Non, pas directement. Google pénalise l'absence de valeur ajoutée, pas l'outil de traduction lui-même. Une traduction automatique enrichie ensuite manuellement peut être acceptable si l'enrichissement est substantiel.
Quel pourcentage de contenu additionnel faut-il pour considérer une traduction comme enrichie ?
Google ne donne aucun chiffre officiel. Empiriquement, viser 25-30% de différenciation sur les éléments factuels, exemples et analyses semble constituer un seuil de sécurité, mais cela reste une observation terrain non confirmée officiellement.
Faut-il utiliser hreflang même si les versions linguistiques sont enrichies différemment ?
Oui, absolument.

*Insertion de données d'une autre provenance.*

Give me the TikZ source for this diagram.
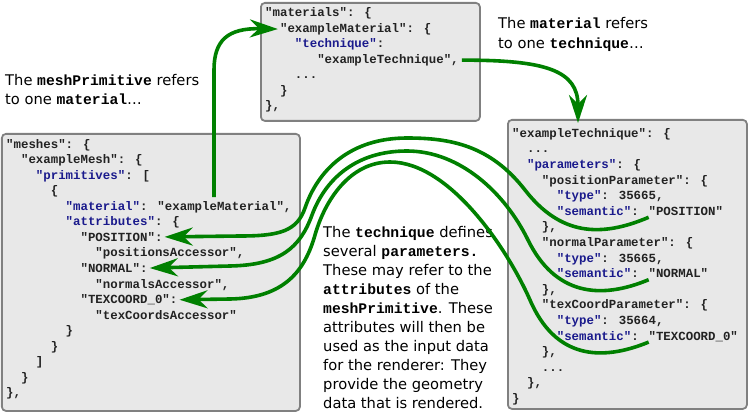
\documentclass[tikz,border=0pt]{standalone}
\usepackage{fontspec}
\setmainfont{DejaVu Sans}
\newfontfamily\codefont{Liberation Mono}
\usetikzlibrary{arrows.meta}
\definecolor{boxfill}{RGB}{232,232,232}
\definecolor{boxline}{RGB}{128,128,128}
\definecolor{keyblue}{RGB}{26,26,140}
\definecolor{codetext}{RGB}{34,34,34}
\definecolor{linkgreen}{RGB}{0,128,0}
\newcommand{\jkey}[1]{\textcolor{keyblue}{#1}}
\newcommand{\tcode}[1]{{\codefont\bfseries #1}}
\tikzset{
  codebox/.style={draw=boxline, fill=boxfill, line width=1.8pt, rounded corners=4pt, anchor=north west, inner sep=0pt},
  code/.style={anchor=base west, inner sep=0pt, text=codetext, font=\codefont\bfseries\fontsize{12.4}{15.6}\selectfont},
  prose/.style={anchor=base west, inner sep=0pt, font=\fontsize{14.7}{19.4}\selectfont},
  link/.style={draw=linkgreen, line width=3.6pt, -{Stealth[length=28pt,width=18pt,inset=9pt]}},
}
\begin{document}
\begin{tikzpicture}[x=1pt,y=-1pt]
\useasboundingbox (0,0) rectangle (748,412);
% Boxes
\node[codebox, minimum width=298pt, minimum height=277pt] (meshBox) at (1,133) {};
\node[codebox, minimum width=219pt, minimum height=118pt] (matBox) at (260,2) {};
\node[codebox, minimum width=239pt, minimum height=289pt] (techBox) at (507,119) {};
% Code lines: indent in characters / text
\foreach \ind/\txt [count=\i from 0] in {0/{"meshes": \{}, 2/{"exampleMesh": \{}, 4/{\jkey{"primitives"}: [}, 6/{\{},
  8/{\jkey{"material"}: "exampleMaterial",}, 8/{\jkey{"attributes"}: \{}, 10/{"POSITION":}, 12/{"positionsAccessor",},
  10/{"NORMAL":}, 12/{"normalsAccessor",}, 10/{"TEXCOORD\_0":}, 12/{"texCoordsAccessor"},
  8/{\}}, 6/{\}}, 4/{]}, 2/{\}}, 0/{\},}}
  \node[code] (mesh\i) at ({6+7.44*\ind},{148+15.56*\i}) {\txt};
\foreach \ind/\txt [count=\i from 0] in {0/{"materials": \{}, 2/{"exampleMaterial": \{}, 4/{\jkey{"technique"}:},
  7/{"exampleTechnique",}, 4/{...}, 2/{\}}, 0/{\},}}
  \node[code] (mat\i) at ({265+7.44*\ind},{16.7+15.55*\i}) {\txt};
\foreach \ind/\txt [count=\i from 0] in {0/{"exampleTechnique": \{}, 2/{...}, 2/{\jkey{"parameters"}: \{},
  4/{"positionParameter": \{}, 6/{\jkey{"type"}: 35665,}, 6/{\jkey{"semantic"}: "POSITION"}, 4/{\},},
  4/{"normalParameter": \{}, 6/{\jkey{"type"}: 35665,}, 6/{\jkey{"semantic"}: "NORMAL"}, 4/{\},},
  4/{"texCoordParameter": \{}, 6/{\jkey{"type"}: 35664,}, 6/{\jkey{"semantic"}: "TEXCOORD\_0"}, 4/{\},},
  4/{...}, 2/{\},}, 0/{\}}}
  \node[code] (tech\i) at ({512+7.44*\ind},{137.3+15.6*\i}) {\txt};
% Notes
\node[prose] (primNote) at (5,85) {The \tcode{meshPrimitive} refers};
\node[prose] (primNoteB) at (5,104.4) {to one \tcode{material}…};
\node[prose] (matNote) at (498,29) {The \tcode{material} refers};
\node[prose] (matNoteB) at (498,48.4) {to one \tcode{technique}…};
\foreach \txt [count=\i from 0] in {{The \tcode{technique} defines}, {several \tcode{parameters.}},
  {These may refer to the}, {\tcode{attributes} of the}, {\tcode{meshPrimitive}. These},
  {attributes will then be}, {used as the input data}, {for the renderer: They},
  {provide the geometry}, {data that is rendered.}}
  \node[prose] (techNote\i) at (323,{237+19*\i}) {\txt};
% Link ends
\coordinate (matTop) at ([xshift=148.5pt,yshift=4pt]mesh4.north west);
\coordinate (matName) at ([xshift=-2pt]mat1.west);
\coordinate (techRef) at ([xshift=3pt]mat3.east);
\coordinate (techTop) at ([xshift=71pt,yshift=-4pt]techBox.north west);
\coordinate (semPos) at ([xshift=92pt,yshift=-2pt]tech5.base west);
\coordinate (semNorm) at ([xshift=92pt,yshift=-2pt]tech9.base west);
\coordinate (semTex) at ([xshift=92pt,yshift=-2pt]tech13.base west);
% Links
\draw[link] (matTop) -- (214,70) .. controls (214,40) and (228,28) .. (matName);
\draw[link] (techRef) .. controls (545,60) and (578,70) .. (techTop);
\draw[link] (semPos) .. controls (600,238) and (560,235) .. (525,190) .. controls (490,145) and (450,138) .. (407,138)
  .. controls (350,138) and (318,170) .. (305,208) .. controls (297,231) and (280,236) .. (240,236) -- ([xshift=2pt]mesh6.east);
\draw[link] (semNorm) .. controls (600,300) and (555,295) .. (528,240) .. controls (505,193) and (460,151) .. (407,151)
  .. controls (355,151) and (325,180) .. (312,215) .. controls (300,248) and (280,265) .. (230,266) -- ([xshift=2pt]mesh8.east);
\draw[link] (semTex) .. controls (600,362) and (555,358) .. (530,300) .. controls (508,250) and (450,162) .. (390,162)
  .. controls (350,162) and (325,200) .. (315,235) .. controls (305,270) and (285,298) .. (230,299) -- ([xshift=2pt]mesh10.east);
\end{tikzpicture}
\end{document}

Hreflang indique à Google quelle version servir selon la langue de l'utilisateur, indépendamment du degré d'enrichissement. Les deux systèmes sont complémentaires, pas contradictoires.
Un contenu traduit enrichi peut-il surclasser l'original dans sa propre langue sur certaines requêtes ?
Rarement, sauf si l'enrichissement transforme fondamentalement l'angle éditorial. Google privilégie généralement les contenus natifs dans leur langue d'origine pour des raisons de signaux utilisateurs historiques et d'autorité établie.
Cette recommandation s'applique-t-elle aussi aux contenus e-commerce comme les fiches produits ?
Oui, mais l'enrichissement prend une forme différente : avis clients locaux, comparaisons de prix régionales, informations réglementaires spécifiques au marché. Une simple traduction des caractéristiques techniques reste insuffisante pour se différencier.